TO BE DONE:
The lines from the top of the material through the line with "import plotly.graph_objects as go" are to be set down exactly. Leave the pictures out.

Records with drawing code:
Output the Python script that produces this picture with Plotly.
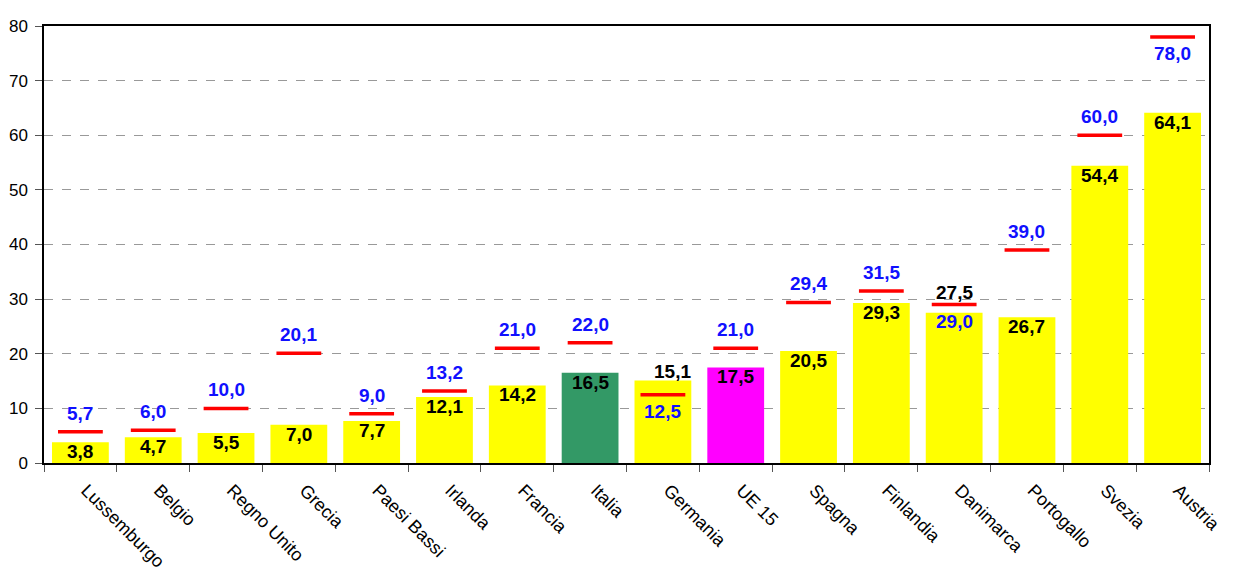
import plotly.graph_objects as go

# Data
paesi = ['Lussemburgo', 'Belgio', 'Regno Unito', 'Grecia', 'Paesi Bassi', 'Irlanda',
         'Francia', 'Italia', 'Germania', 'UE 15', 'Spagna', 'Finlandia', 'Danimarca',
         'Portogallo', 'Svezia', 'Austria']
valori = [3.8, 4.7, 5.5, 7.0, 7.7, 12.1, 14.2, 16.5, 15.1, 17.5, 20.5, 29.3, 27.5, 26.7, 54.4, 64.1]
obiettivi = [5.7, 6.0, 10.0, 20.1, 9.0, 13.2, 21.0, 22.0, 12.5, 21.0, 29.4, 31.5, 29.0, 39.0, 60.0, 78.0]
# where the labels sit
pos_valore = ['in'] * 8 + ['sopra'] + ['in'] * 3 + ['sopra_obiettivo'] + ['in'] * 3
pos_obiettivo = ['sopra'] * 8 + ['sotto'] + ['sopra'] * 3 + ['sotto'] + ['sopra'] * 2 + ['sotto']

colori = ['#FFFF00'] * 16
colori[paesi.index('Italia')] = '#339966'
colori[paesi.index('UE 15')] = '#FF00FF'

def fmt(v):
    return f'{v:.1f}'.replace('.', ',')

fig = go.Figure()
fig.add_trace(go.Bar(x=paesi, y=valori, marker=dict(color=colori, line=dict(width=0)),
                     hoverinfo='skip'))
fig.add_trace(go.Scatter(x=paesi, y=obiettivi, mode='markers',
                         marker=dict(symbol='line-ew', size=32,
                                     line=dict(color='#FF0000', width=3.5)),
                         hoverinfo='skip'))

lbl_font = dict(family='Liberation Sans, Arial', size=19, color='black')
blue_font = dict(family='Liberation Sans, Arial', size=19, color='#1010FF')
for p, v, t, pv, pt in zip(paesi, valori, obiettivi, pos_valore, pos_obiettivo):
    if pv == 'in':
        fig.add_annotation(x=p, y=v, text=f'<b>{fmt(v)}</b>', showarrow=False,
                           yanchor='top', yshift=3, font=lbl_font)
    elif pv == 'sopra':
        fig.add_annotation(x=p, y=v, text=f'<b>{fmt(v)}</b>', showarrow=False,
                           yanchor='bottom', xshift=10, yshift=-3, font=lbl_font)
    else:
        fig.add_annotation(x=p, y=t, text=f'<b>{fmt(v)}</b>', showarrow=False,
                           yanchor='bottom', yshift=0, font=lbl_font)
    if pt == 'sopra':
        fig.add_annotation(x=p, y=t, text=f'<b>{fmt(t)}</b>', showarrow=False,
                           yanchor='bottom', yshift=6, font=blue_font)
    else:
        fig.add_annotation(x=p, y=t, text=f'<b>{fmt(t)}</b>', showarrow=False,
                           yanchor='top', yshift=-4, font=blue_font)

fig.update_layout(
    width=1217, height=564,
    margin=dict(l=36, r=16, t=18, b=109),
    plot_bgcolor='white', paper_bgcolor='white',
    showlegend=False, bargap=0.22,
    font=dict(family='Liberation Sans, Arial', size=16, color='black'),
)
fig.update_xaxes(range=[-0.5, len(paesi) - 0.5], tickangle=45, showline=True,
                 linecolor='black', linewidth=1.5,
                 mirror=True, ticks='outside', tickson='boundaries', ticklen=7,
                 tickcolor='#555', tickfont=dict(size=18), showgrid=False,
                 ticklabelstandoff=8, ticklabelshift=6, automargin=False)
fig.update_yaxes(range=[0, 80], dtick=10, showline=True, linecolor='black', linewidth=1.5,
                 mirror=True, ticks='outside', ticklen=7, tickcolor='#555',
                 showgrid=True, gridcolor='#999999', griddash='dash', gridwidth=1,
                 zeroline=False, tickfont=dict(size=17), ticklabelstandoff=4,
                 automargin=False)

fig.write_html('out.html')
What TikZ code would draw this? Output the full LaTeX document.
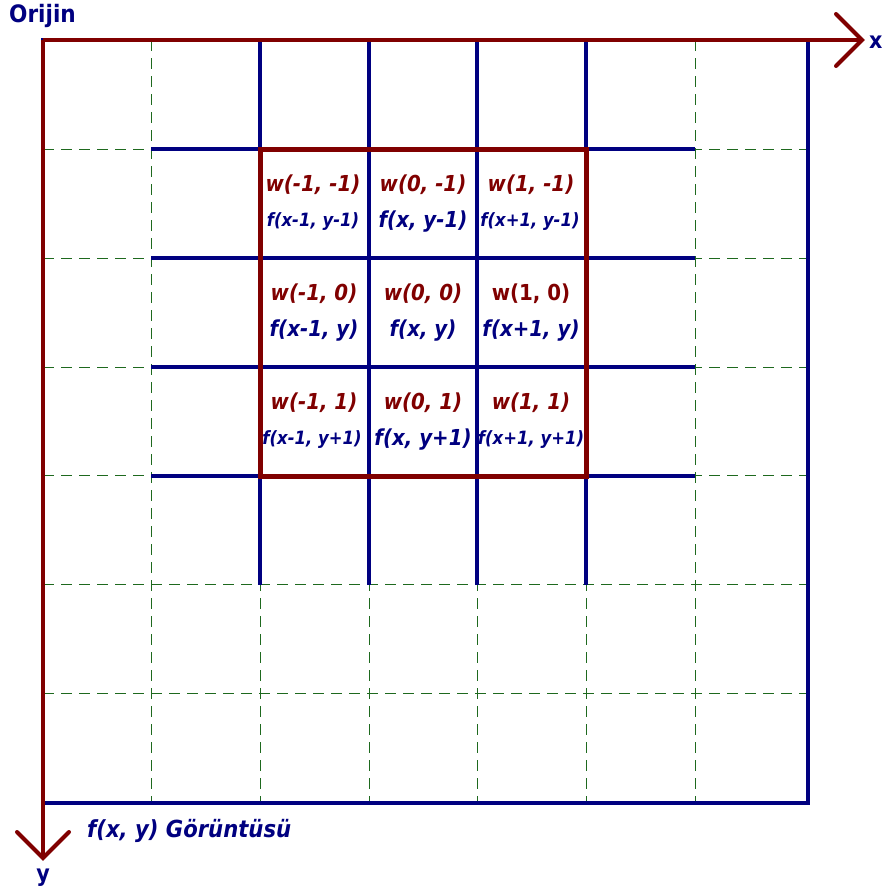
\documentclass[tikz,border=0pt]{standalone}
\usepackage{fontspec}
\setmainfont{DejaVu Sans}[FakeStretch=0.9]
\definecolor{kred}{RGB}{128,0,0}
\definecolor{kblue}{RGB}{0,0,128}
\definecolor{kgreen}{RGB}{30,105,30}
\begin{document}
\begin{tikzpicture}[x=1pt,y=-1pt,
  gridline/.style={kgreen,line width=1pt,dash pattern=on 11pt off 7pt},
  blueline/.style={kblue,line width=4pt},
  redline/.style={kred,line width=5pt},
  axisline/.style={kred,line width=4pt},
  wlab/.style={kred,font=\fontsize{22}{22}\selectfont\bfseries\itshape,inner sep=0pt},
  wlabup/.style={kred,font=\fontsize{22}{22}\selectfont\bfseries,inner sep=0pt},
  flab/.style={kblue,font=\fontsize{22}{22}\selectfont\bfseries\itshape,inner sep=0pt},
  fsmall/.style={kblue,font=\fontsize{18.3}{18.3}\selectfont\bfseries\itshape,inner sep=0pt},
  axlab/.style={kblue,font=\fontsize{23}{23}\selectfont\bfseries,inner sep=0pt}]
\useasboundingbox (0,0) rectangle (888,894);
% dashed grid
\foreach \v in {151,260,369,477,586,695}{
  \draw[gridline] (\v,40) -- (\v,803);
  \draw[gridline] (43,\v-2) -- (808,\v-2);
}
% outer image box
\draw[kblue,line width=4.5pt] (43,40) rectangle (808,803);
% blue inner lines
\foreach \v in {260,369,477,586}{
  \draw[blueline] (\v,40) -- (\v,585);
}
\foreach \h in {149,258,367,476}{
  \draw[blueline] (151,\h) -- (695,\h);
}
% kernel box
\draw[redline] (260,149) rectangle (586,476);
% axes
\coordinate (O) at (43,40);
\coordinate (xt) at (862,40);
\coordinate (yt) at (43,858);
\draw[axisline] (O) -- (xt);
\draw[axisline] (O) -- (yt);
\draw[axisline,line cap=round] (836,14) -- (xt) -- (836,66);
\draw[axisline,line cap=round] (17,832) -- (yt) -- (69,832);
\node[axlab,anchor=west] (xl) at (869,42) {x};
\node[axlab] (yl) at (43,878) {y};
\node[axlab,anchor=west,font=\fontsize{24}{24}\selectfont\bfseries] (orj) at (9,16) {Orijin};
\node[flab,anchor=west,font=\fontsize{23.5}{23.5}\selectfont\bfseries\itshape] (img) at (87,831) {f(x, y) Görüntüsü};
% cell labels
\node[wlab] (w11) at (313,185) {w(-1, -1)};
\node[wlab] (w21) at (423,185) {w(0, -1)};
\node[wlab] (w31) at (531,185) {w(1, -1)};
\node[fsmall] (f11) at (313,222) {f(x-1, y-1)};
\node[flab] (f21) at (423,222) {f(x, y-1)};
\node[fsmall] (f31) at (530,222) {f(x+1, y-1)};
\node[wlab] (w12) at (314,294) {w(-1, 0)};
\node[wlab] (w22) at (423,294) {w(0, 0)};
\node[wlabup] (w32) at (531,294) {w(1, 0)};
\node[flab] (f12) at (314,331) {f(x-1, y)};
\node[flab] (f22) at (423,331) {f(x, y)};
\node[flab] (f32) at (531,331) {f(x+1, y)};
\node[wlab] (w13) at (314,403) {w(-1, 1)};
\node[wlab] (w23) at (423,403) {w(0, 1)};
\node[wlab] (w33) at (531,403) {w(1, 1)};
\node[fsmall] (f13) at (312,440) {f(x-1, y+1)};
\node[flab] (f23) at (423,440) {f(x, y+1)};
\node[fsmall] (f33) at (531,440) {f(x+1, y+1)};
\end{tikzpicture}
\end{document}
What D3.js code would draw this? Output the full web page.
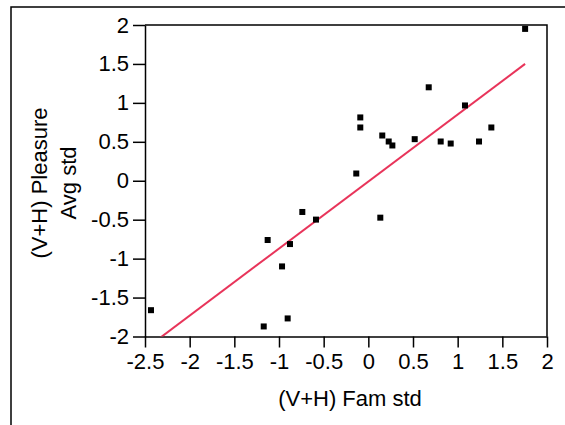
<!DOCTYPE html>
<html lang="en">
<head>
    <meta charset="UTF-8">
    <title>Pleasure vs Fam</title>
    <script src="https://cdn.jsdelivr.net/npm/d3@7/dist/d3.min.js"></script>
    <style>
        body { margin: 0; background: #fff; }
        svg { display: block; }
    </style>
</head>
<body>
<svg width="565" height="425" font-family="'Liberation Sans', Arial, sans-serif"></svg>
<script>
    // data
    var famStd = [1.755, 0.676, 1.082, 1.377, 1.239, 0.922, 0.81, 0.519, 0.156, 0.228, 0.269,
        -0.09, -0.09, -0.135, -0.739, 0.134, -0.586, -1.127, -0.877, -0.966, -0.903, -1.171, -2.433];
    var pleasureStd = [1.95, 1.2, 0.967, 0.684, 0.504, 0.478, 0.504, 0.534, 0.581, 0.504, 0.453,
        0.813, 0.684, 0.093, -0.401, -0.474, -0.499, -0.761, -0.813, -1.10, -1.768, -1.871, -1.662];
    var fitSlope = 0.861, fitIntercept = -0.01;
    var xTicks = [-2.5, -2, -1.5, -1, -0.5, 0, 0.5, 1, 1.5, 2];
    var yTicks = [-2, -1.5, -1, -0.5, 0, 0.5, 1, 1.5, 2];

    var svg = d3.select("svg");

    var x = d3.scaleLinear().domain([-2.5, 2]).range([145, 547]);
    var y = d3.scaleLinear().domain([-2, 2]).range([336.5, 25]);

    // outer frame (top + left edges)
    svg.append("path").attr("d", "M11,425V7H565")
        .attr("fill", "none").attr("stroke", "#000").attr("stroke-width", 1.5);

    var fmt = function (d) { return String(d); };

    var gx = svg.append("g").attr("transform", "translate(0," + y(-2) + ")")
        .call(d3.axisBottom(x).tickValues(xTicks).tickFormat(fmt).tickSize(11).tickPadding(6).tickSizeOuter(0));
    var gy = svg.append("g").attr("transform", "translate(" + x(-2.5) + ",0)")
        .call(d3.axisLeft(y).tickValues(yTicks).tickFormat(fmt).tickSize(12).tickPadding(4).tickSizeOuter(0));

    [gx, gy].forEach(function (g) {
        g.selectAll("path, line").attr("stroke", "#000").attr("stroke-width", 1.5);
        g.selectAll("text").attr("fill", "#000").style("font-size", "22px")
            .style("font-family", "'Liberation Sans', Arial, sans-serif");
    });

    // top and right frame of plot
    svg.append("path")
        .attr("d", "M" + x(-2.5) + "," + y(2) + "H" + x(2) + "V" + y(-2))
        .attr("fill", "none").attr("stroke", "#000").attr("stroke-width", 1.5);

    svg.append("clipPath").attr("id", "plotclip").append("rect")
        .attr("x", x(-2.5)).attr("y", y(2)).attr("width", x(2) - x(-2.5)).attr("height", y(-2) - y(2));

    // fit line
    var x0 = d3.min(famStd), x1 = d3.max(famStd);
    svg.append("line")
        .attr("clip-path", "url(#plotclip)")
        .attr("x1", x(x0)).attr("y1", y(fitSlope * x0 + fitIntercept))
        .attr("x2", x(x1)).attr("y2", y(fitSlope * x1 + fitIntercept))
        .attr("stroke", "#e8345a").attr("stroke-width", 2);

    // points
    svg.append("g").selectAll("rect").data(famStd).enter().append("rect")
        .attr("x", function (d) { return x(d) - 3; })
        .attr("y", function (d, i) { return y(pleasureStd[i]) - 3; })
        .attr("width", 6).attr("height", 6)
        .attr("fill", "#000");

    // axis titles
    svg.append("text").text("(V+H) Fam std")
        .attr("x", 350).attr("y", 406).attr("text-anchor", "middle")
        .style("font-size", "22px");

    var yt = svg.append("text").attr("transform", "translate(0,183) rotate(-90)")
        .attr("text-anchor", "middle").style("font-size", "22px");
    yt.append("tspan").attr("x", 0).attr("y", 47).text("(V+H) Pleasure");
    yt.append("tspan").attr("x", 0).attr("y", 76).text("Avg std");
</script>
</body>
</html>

RESULT BELOW:
Output the Python script that produces this picture with Plotly.
import plotly.graph_objects as go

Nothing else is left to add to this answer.